From the C++0x proposal on C++ Atomic Types and Operations:
29.1 Order and Consistency [atomics.order]
Add a new sub-clause with the following paragraphs.
The enumeration
memory_order
specifies the detailed regular (non-atomic) memory synchronization order as defined in [the new section added by N2334 or its adopted successor] and may provide for operation ordering.

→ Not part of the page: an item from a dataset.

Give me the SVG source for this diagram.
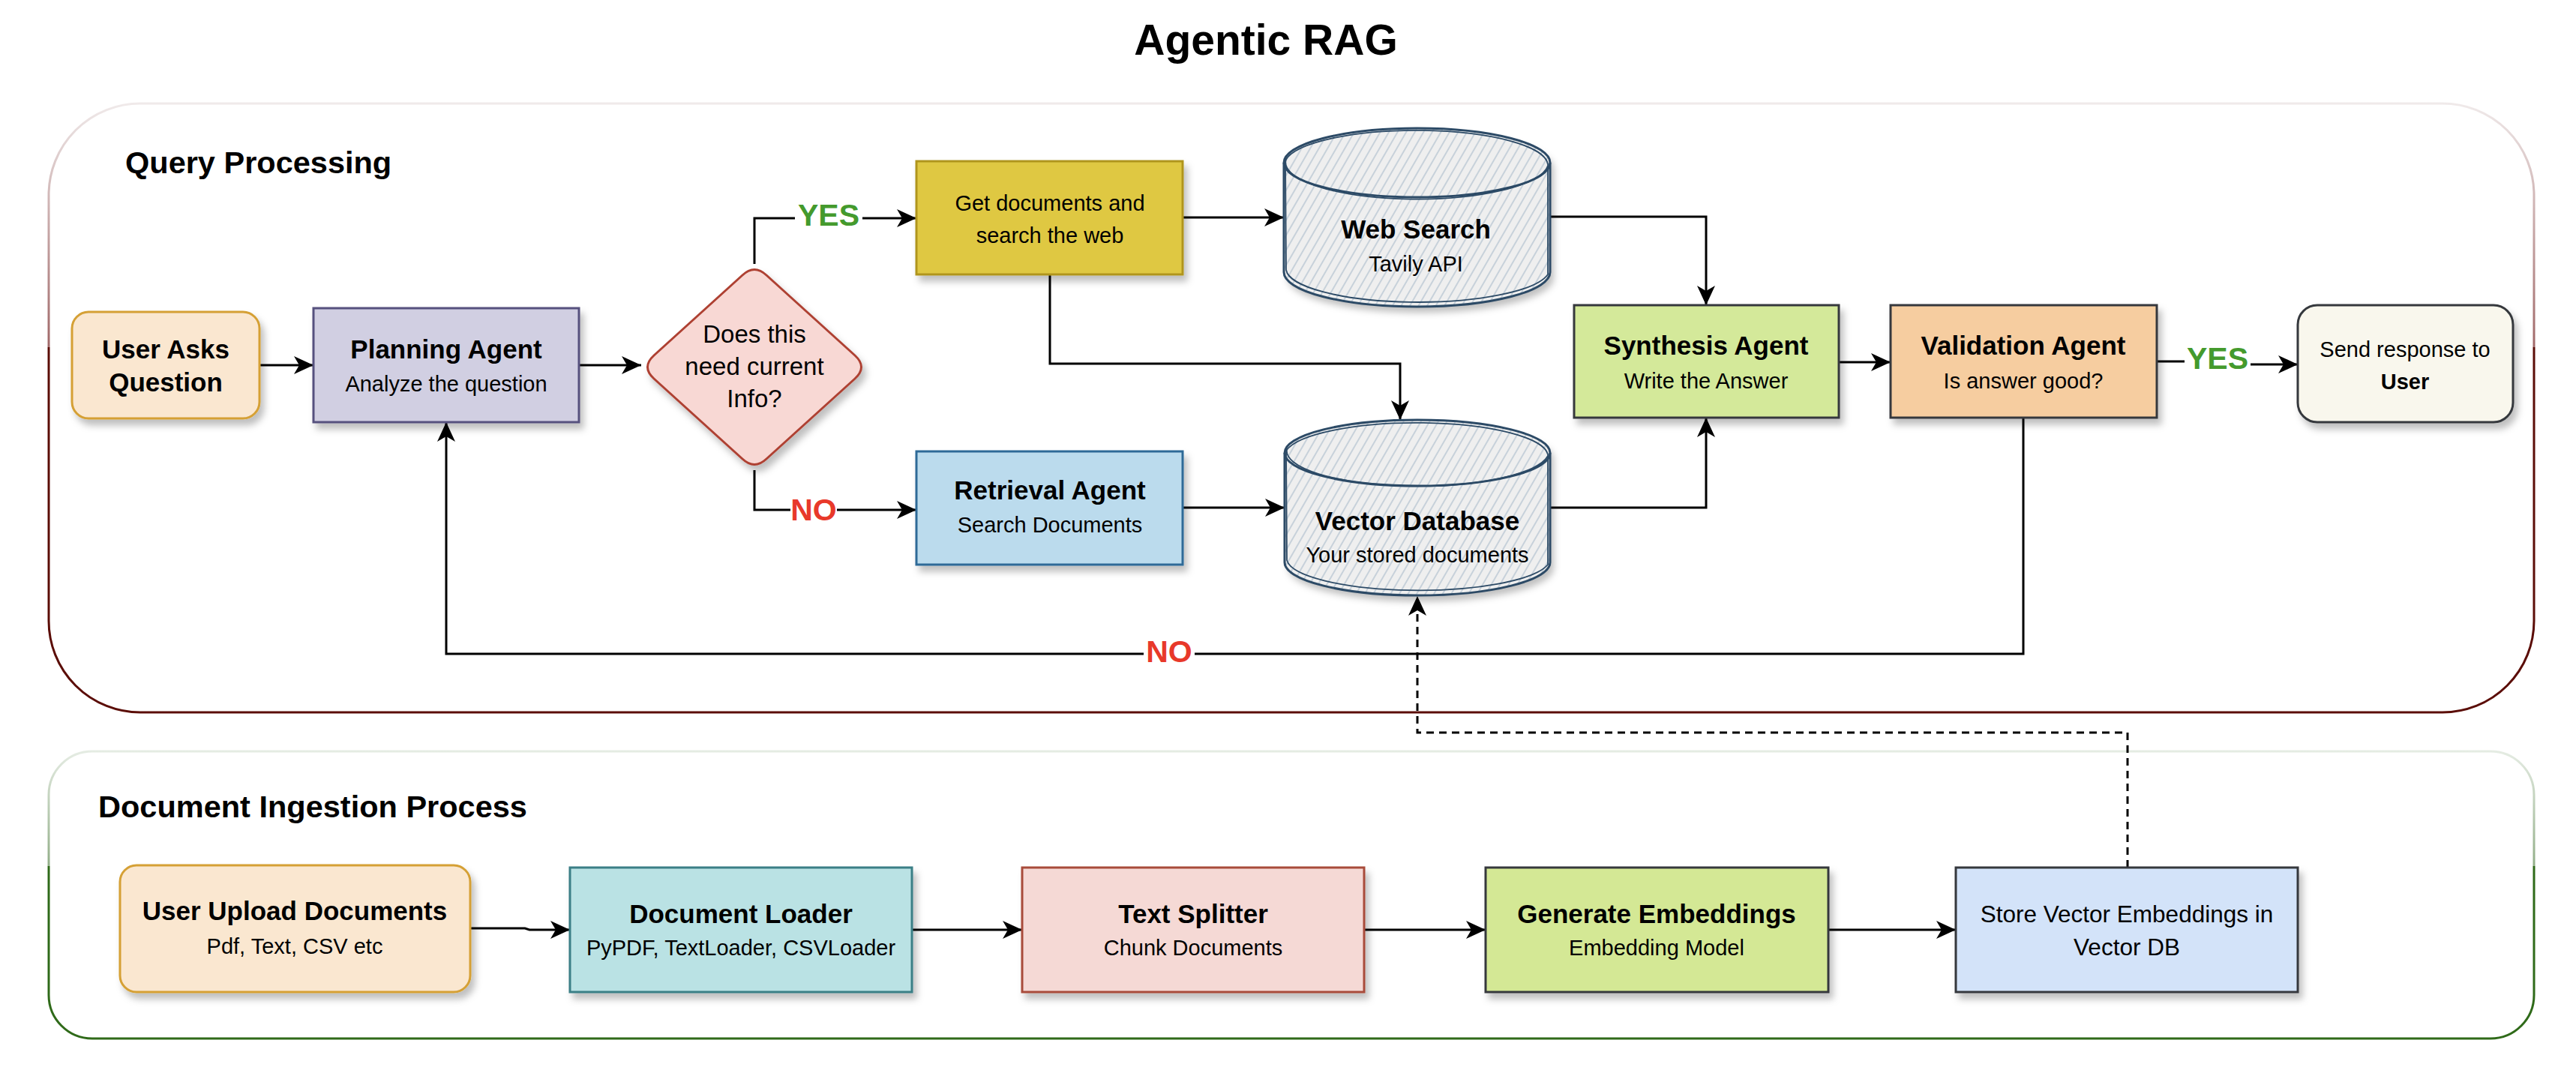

Its enumerated values and their meanings are as follows.
memory_order_relaxed
The operation does not order memory.
memory_order_release
Performs a release operation on the affected memory locations, thus making regular memory writes visible to other threads through the atomic variable to which it is applied.
memory_order_acquire
Performs an acquire operation on the affected memory locations, thus making regular memory writes in other threads released through the atomic variable to which it is applied, visible to the current thread.
memory_order_acq_rel
The operation has both acquire and release semantics.
memory_order_seq_cst
The operation has both acquire and release semantics, and in addition, has sequentially-consistent operation ordering.
Lower in the proposal:
bool A::compare_swap( C& expected, C desired, memory_order success, memory_order failure ) volatile
where one can specify memory order for the CAS.
My understanding is that “memory_order_acq_rel
” will only necessarily synchronize those memory locations which are needed for the operation, while other memory locations may remain unsynchronized (it will not behave as a memory fence).
Now, my question is - if I choose “memory_order_acq_rel
” and apply compare_swap
to integral types, for instance, integers, how is this typically translated into machine code on modern consumer processors such as a multicore Intel i7? What about the other commonly used architectures (x64, SPARC, ppc, arm)?
In particular (assuming a concrete compiler, say gcc):
- How to compare-and-swap an integer location with the above operation?
- What instruction sequence will such a code produce?
- Is the operation lock-free on i7?
- Will such an operation run a full cache coherence protocol, synchronizing caches of different processor cores as if it were a memory fence on i7? Or will it just synchronize the memory locations needed by this operation?
- Related to previous question - is there any performance advantage to using
acq_rel
semantics on i7? What about the other architectures?
Thanks for all the answers.